1. Revising comfortable topics too often
It feels productive to repeat topics you already like. The problem is that confidence can become misleading. If you always revise graphs but avoid fractions, your revision hours are not balanced against your marks risk.
2. Doing full papers before learning the content properly
Past papers are valuable, but they are not a substitute for understanding. If every paper produces pages of confusion, switch back to topic-based practice first.
3. Marking work but not analysing it
Seeing the score is not enough. You need to know whether the mark loss came from a forgotten rule, a weak method, poor reading, or rushing. Otherwise the same issue returns in the next paper.
4. Ignoring command words and question phrasing
Questions may ask you to estimate, calculate, show, prove, compare or explain. Students sometimes perform the right maths process but do not fully answer what was asked.
5. Underestimating arithmetic errors
Some students assume arithmetic slips do not matter because "I knew what to do". In exams, they still cost marks. Basic accuracy deserves practice, especially with negatives, fractions, BIDMAS, and calculator handling.

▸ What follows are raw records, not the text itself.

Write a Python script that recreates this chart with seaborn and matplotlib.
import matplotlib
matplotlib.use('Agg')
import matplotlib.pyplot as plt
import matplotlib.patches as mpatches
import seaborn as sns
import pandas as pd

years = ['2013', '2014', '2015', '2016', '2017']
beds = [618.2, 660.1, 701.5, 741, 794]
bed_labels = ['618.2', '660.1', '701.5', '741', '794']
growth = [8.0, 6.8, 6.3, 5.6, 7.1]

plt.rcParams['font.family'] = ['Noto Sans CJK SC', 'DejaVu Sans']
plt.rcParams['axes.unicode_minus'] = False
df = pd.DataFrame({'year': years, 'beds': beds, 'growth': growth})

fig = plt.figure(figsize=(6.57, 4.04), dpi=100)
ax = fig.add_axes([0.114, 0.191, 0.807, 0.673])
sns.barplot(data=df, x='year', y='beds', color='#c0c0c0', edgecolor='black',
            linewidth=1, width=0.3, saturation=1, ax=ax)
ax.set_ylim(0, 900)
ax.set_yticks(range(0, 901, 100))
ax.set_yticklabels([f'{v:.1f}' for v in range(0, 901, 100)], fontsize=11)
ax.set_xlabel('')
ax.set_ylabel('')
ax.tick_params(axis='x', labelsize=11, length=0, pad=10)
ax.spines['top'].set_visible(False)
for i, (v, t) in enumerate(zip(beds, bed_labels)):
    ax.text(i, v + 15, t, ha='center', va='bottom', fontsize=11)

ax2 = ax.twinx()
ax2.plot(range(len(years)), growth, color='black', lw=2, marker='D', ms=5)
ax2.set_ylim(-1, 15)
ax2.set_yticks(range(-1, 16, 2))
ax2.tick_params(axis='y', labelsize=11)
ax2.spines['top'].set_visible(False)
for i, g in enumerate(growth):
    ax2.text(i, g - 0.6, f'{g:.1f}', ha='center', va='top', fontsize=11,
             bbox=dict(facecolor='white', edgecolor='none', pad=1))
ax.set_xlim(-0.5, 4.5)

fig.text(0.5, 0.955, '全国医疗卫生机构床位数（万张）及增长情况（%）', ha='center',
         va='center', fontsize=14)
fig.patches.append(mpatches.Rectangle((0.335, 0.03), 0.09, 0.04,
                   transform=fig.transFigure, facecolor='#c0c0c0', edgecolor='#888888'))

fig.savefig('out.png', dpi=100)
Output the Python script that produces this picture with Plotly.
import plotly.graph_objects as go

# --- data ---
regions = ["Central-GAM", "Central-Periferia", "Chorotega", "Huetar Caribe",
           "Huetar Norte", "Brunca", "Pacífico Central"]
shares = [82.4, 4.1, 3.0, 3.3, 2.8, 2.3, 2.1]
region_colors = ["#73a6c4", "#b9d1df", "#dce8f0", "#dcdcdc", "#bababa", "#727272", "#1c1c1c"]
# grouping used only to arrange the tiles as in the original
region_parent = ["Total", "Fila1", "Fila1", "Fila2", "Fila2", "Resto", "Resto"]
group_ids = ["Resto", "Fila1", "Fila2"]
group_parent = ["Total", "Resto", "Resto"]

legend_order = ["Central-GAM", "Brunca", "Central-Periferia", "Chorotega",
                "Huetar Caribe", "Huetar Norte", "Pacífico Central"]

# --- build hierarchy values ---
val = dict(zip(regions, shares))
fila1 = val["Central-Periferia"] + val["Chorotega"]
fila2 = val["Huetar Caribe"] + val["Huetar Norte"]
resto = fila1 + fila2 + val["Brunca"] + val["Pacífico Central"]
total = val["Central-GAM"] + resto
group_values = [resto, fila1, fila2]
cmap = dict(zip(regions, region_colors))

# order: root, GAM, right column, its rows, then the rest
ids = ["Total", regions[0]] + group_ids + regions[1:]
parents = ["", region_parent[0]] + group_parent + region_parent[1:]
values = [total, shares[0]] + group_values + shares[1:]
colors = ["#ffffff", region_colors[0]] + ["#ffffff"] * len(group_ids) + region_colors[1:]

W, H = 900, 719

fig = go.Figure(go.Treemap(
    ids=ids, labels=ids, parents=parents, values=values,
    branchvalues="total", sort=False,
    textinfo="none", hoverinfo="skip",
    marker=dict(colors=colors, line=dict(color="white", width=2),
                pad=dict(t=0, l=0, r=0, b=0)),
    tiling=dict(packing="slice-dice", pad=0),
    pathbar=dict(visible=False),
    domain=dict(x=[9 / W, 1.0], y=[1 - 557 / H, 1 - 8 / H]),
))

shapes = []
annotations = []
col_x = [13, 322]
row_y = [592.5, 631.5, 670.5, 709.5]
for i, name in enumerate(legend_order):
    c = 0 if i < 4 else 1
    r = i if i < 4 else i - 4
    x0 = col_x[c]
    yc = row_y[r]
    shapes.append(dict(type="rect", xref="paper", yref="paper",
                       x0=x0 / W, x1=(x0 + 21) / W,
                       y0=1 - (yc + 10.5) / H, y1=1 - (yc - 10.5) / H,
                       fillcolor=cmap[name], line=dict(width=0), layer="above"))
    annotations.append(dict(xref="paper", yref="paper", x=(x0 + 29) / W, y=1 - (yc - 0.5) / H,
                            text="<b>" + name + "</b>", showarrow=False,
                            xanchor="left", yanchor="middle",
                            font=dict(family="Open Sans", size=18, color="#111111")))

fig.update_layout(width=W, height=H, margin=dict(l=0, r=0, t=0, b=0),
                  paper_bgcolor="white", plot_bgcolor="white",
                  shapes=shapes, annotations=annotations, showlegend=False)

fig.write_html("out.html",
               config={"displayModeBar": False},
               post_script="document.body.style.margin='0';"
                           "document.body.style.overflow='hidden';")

6. Weak fraction, percentage and ratio fluency
These topics appear everywhere. They underpin finance questions, probability, proportion, algebra and geometry. If these feel slow, move them high up your revision list.
7. Skipping corrections
Looking at the mark scheme and thinking "yes, I see it now" is not the same as being able to do the question independently. Always redo missed questions with your own working.
8. Revising passively
Reading notes and watching examples can help at the start, but improvement comes from retrieval. You need to answer questions, remember methods unaided, and explain steps from memory.
9. Not practising under time pressure
Some students know the maths but run out of time because they have never trained for the pace of a real paper. Timed practice helps you learn when to move on and come back later.
10. Letting one bad paper define your confidence
One poor result usually reveals where to focus next; it does not tell you what your final grade will be. GCSE maths revision is cumulative. Small improvements in a few core areas can change performance quite quickly.
When to revisit
This is a revision guide worth revisiting whenever your situation changes. GCSE maths is not revised once in a straight line; it needs periodic reset points.
- At the start of a term: update your red, amber and green topic list.
- After each school assessment or mock: review your mistake patterns and reorder priorities.
- Before seasonal planning cycles: rebuild your weekly schedule so maths fits around other subjects realistically.
- When your resources or tools change: adjust your workflow if you start using new worksheets, online maths lessons, revision cards or tutoring support.
- Six to eight weeks before exams: shift from mostly topic revision to a stronger mix of timed past paper practice.
- In the final revision stretch: cut low-value tasks and focus on weak topics, mixed questions, and clean exam habits.
To make this article useful in practice, finish with a short action list today:
- Write down your five weakest GCSE maths topics.
- Put them in order, starting with foundations such as fractions, percentages, ratio or basic algebra if those are weak.
- Schedule three focused revision sessions for the coming week.
- Complete one short mixed question set after each session.
- Start a mistake log and review it before every new practice paper.
- Book extra support if you keep repeating the same gaps despite consistent effort.
That is the core of how to revise for GCSE maths effectively: learn in a sensible order, practise actively, use GCSE maths past papers with purpose, and treat mistakes as revision targets rather than proof that you cannot improve. Done consistently, that system is more reliable than last-minute cramming and much easier to return to whenever your priorities shift.